A handful of unique mechanics help The Deadly Tower of Monsters stand out from other loot-driven games. Occasionally enemies will start rising from below, enabling your character to peek over the edge and open fire. This is also used to snipe hidden targets or look around crevasses of the tower for obscure upgrades. Falling off the tower isn’t a threat, but rather a skill to be applied. You can either teleport back to the surface you leaped off or trigger your hover pack for a soft landing. The former is especially valuable, as it allows the player to fall through rings scattered in the atmosphere for extra bonuses.
When you fall off the tower it all passes by in real time. This sounds like a minor detail, and no doubt one you would expect, but it’s awesome in practice. It also sort of allows you to get to places you couldn’t necessarily see or reach the first time. As you progress through The Deadly Tower of Monsters, each of the three playable characters will also unlock an exclusive ability that allows them to get to access unique parts of the tower. Scarlet Nova can run super-fast, Dick Starspeed can blow up giant rocks, and The Robot can create electricity to power a few objects. In the instances where these are used for normal progression there’s usually a character-switching station nearby.
As you climb the tower you will unlock a bunch of melee and ranged weapons. There are ten for each class, but not quite enough variation between them. For half the game I used a tribal sword because it seemed to have a swift bashing ability and made short work of the onslaught of opponents, or at least more so than the tuning fork or space shiv. In the end, I found a lightsaber which seemed to do the same thing while also reflecting incoming laser fire. This also held true for my guns, most of which found definition in variable rates of fire. Exceptions arrived in the frog gun and black hole gun, which seemed to substitute direct hits for an area-of-effect cloud of extended damage.
Progression is handled through a routine channels. Every gun and melee weapon can be upgraded twice through a convoluted combination of gears, which are tokens found in the environment, and gold. I didn’t quite get why there three different gears to worry about when only the gold ones were in short supply, but I managed to cruise past most of the game pretty easily by only upgrading a four of my weapons. All three characters share a level, and perks can be added through a fairly basic skill tree. At each level you can choose to upgrade things like health regeneration, melee weapon damage, and energy for you special attacks. Interestingly, you only gain levels by completing missions. These missions are both obvious (take down a boss) and abstract (kite three enemies into flaming turrets).

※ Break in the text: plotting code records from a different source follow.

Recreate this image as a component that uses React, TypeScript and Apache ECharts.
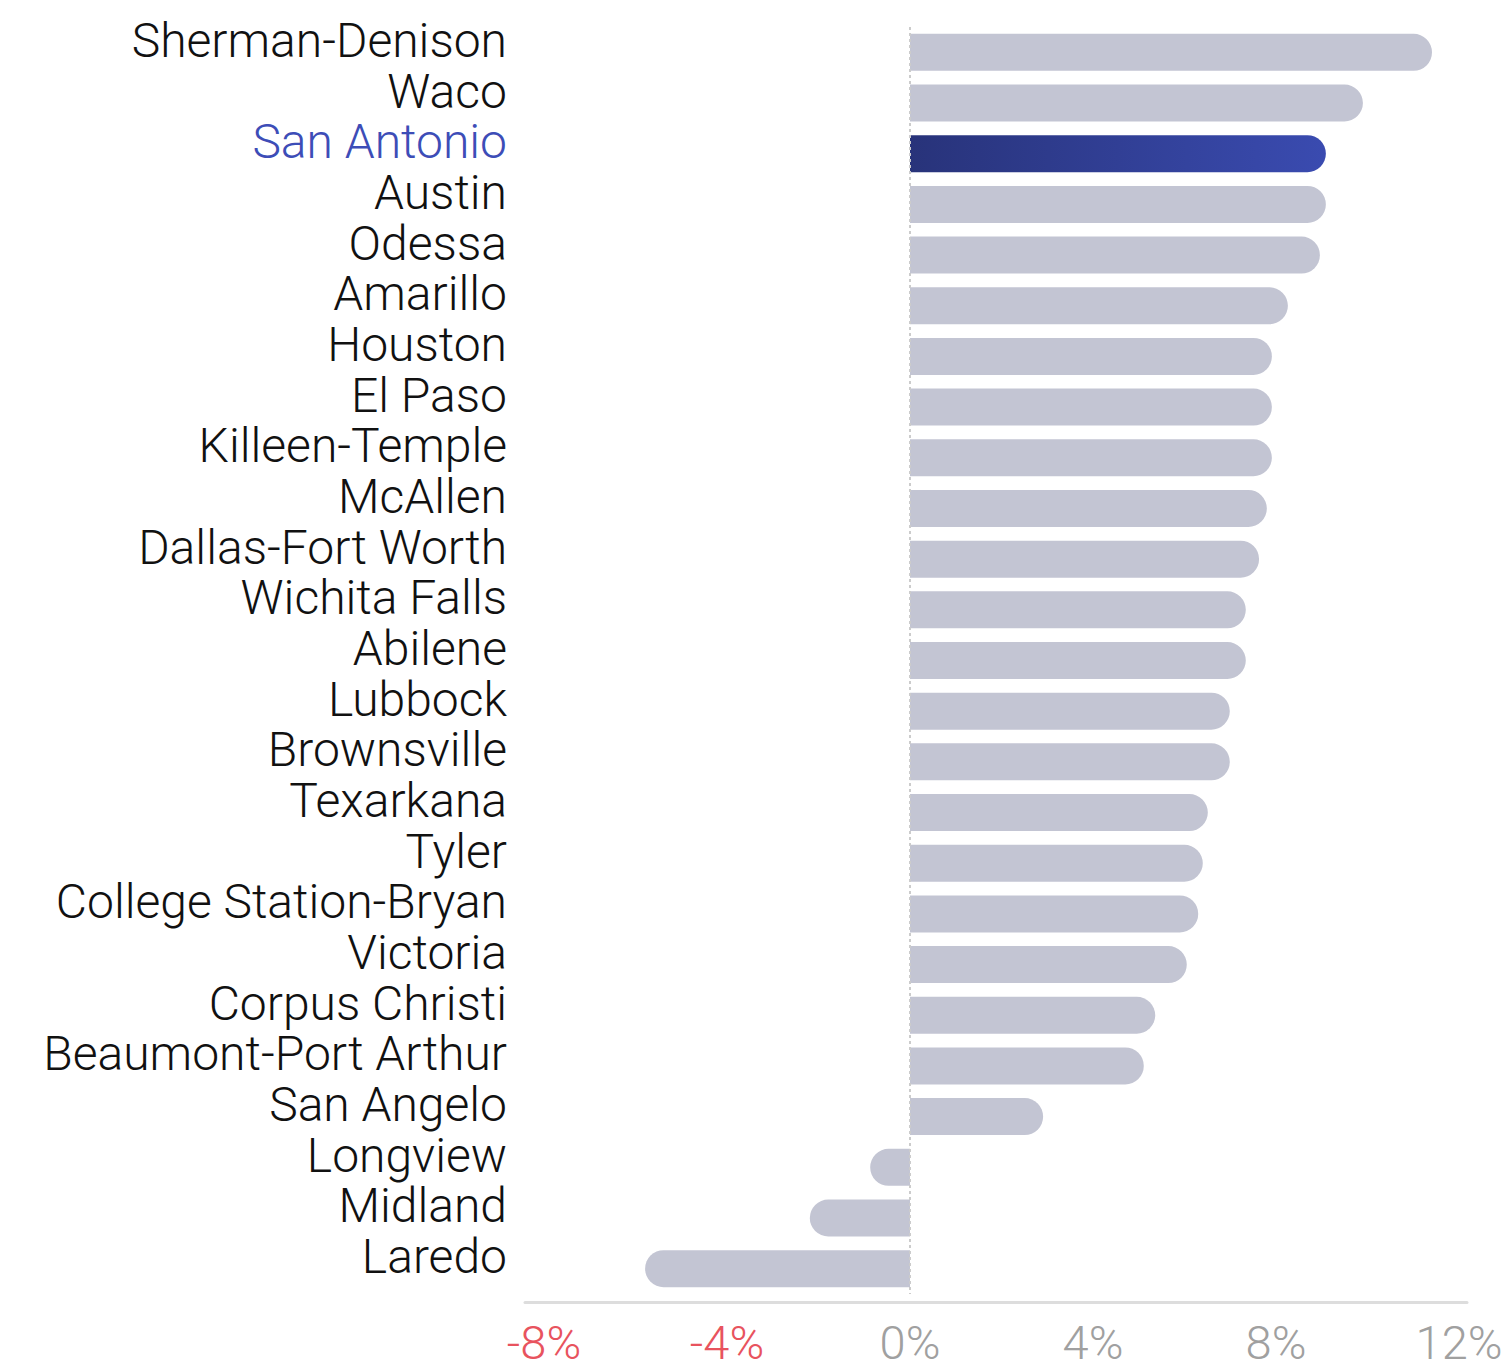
import React, { useEffect, useRef } from "react";
import * as echarts from "echarts";

const categories = [
  "Sherman-Denison", "Waco", "San Antonio", "Austin", "Odessa", "Amarillo", "Houston",
  "El Paso", "Killeen-Temple", "McAllen", "Dallas-Fort Worth", "Wichita Falls", "Abilene",
  "Lubbock", "Brownsville", "Texarkana", "Tyler", "College Station-Bryan", "Victoria",
  "Corpus Christi", "Beaumont-Port Arthur", "San Angelo", "Longview", "Midland", "Laredo",
];
const values = [
  11.41, 9.9, 9.09, 9.09, 8.96, 8.26, 7.91, 7.91, 7.91, 7.8, 7.63, 7.34, 7.34, 6.99, 6.99,
  6.51, 6.4, 6.3, 6.05, 5.36, 5.11, 2.91, -0.87, -2.19, -5.79,
];
const highlight = "San Antonio";
const tickValues = [-8, -4, 0, 4, 8, 12];

export default function App() {
  const ref = useRef<HTMLDivElement>(null);
  useEffect(() => {
    if (!ref.current) return;
    const chart = echarts.init(ref.current, undefined, { renderer: "svg" });
    const data = values.map((v, i) => {
      const isHi = categories[i] === highlight;
      return {
        value: v,
        itemStyle: {
          color: isHi
            ? new echarts.graphic.LinearGradient(0, 0, 1, 0, [
                { offset: 0, color: "#28337a" },
                { offset: 1, color: "#3a4bb0" },
              ])
            : "#c3c5d3",
          borderRadius: v >= 0 ? [0, 18.5, 18.5, 0] : [18.5, 0, 0, 18.5],
        },
      };
    });
    chart.setOption({
      animation: false,
      grid: { left: 525, right: 39, top: 27, height: 1267, containLabel: false },
      xAxis: {
        type: "value",
        min: -8.415,
        max: 12.175,
        offset: 8,
        axisLine: { show: true, lineStyle: { color: "#dddddd", width: 3 } },
        axisTick: { show: false },
        splitLine: { show: false },
        axisLabel: {
          customValues: tickValues,
          formatter: (v: number) => `${v}%`,
          color: (v: any) => (Number(v) < 0 ? "#e8535e" : "#a0a0a0"),
          fontFamily: "Roboto",
          fontWeight: 300,
          fontSize: 47,
          lineHeight: 40,
          margin: 20,
        },
      },
      yAxis: {
        type: "category",
        data: categories,
        inverse: true,
        axisLine: { show: false },
        axisTick: { show: false },
        axisLabel: {
          interval: 0,
          fontFamily: "Roboto",
          fontWeight: 300,
          fontSize: 48,
          margin: 18,
          verticalAlign: "bottom",
          lineHeight: 24,
          color: (v: any) => (v === highlight ? "#3d4db7" : "#111111"),
        },
      },
      series: [
        {
          type: "bar",
          data,
          barWidth: 37,
          markLine: {
            silent: true,
            symbol: "none",
            label: { show: false },
            z: 10,
            lineStyle: { color: "#cccccc", type: [3, 3], width: 2 },
            data: [{ xAxis: 0 }],
          },
        },
      ],
    });
    return () => chart.dispose();
  }, []);
  return (
    <div
      ref={ref}
      style={{ position: "absolute", left: 0, top: 0, width: 1506, height: 1369 }}
    />
  );
}
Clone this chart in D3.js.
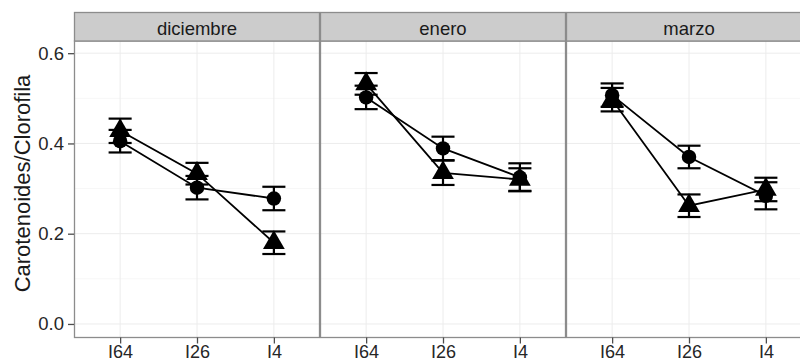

There’s something off-the-shelf and unsatisfying about The Deadly Tower of Monsters’ combat engine. I never felt like I had direct control, or was making substantial contact, with my opponents. Melee combat felt “mushy,” for lack of a better word, and ranged attacks couldn’t commit between auto-targeting the nearest enemy and direct influence from my right analog stick. The sluggish battle-roll/dodge move is equally suspect; especially since it careened me off the edge of the tower most times I tried it. This is disappointing because The Deadly Tower of Monsters actually does indulge in a variety of enemy types, but they all seemed prone to repeated button mashing. Even the huge snail creatures with shields fell victim to my cowardly ways of circle-strafe striking.
Pedestrian combat is easier to swallow when it’s washed down with The Deadly Tower of Monsters impeccable madcap presentation. The whole game, from the opening Atlus and Unreal Engine logos to its credit roll, is presented as a real commentary for the fictitious The Deadly Tower of Monsters movie. It opens with the hammy director, Dan Smith, getting a rocky start with the recording studio’s audio guy, Patrick, and proceeds to spin wildly out of control for the next five or so hours.
The degree to which the commentary script mimes and parodies DVD movie commentaries merits appreciation. Smith carries an explicit old school Hollywood bravado and frequently references the low-budget loopholes and safety-code-violating-madness that composed almost every shot in the film. Some of his dialogue is flagged by the player’s arrival in specific sequences whereas other pieces, like when you fall off the world or seem to go off-script and die violently, are contextually sensitive with what you’re doing. Toward the latter half of the game Smith even starts getting bored and tangenting into dense minutia, which is exactly what happens in every DVD commentary I’ve ever listened to. Bastion, as I’ve already mentioned, is the obvious point of reference, but The Deadly Tower of Monsters length and relentless commitment to such a goofy idea allows it to soar through expectations.
Smith’s commentary gets a crucial assist from The Deadly Tower of Monsters’ mock-up of a low-budget sci-fi movie. This is apparent the first time you see dinosaurs and assume the game’s frame-rate has taken a serious hit only to hear Dan Smith reveal the dinosaurs are Claymation and animate that way on purpose. The Deadly Tower of Monsters rides this motif hard for the remainder of the game. Crude wires hold “flying” enemies, Dick Starspeed’s character model defaults to a shitty ragdoll stand-in whenever he’s in a tense action scene, and Dan Smith’s literal fingerprints are on the visible on the lens when he talks about wiping off the dust with his hands. The no-budget feel of the movie draws commentary and explanation from Smith at every angle, and it’s delicious fodder for him to devour.
An eccentric theme and presentation are the reasons to play through The Deadly Tower of Monsters. Like most of ACE Team’s existing work, you’re buying your ticket because it promises one hell of a show. Inventive ideas with perspective and the concept of ascending a huge, outdoor tower put some distance between The Deadly Tower of Monsters and genre conventions, and it’s fine to play through but, really, it’s not why you’re here. You came for an ambitious descent into Chilean pandemonium and The Deadly Tower of Monsters holistically satisfies that urgency.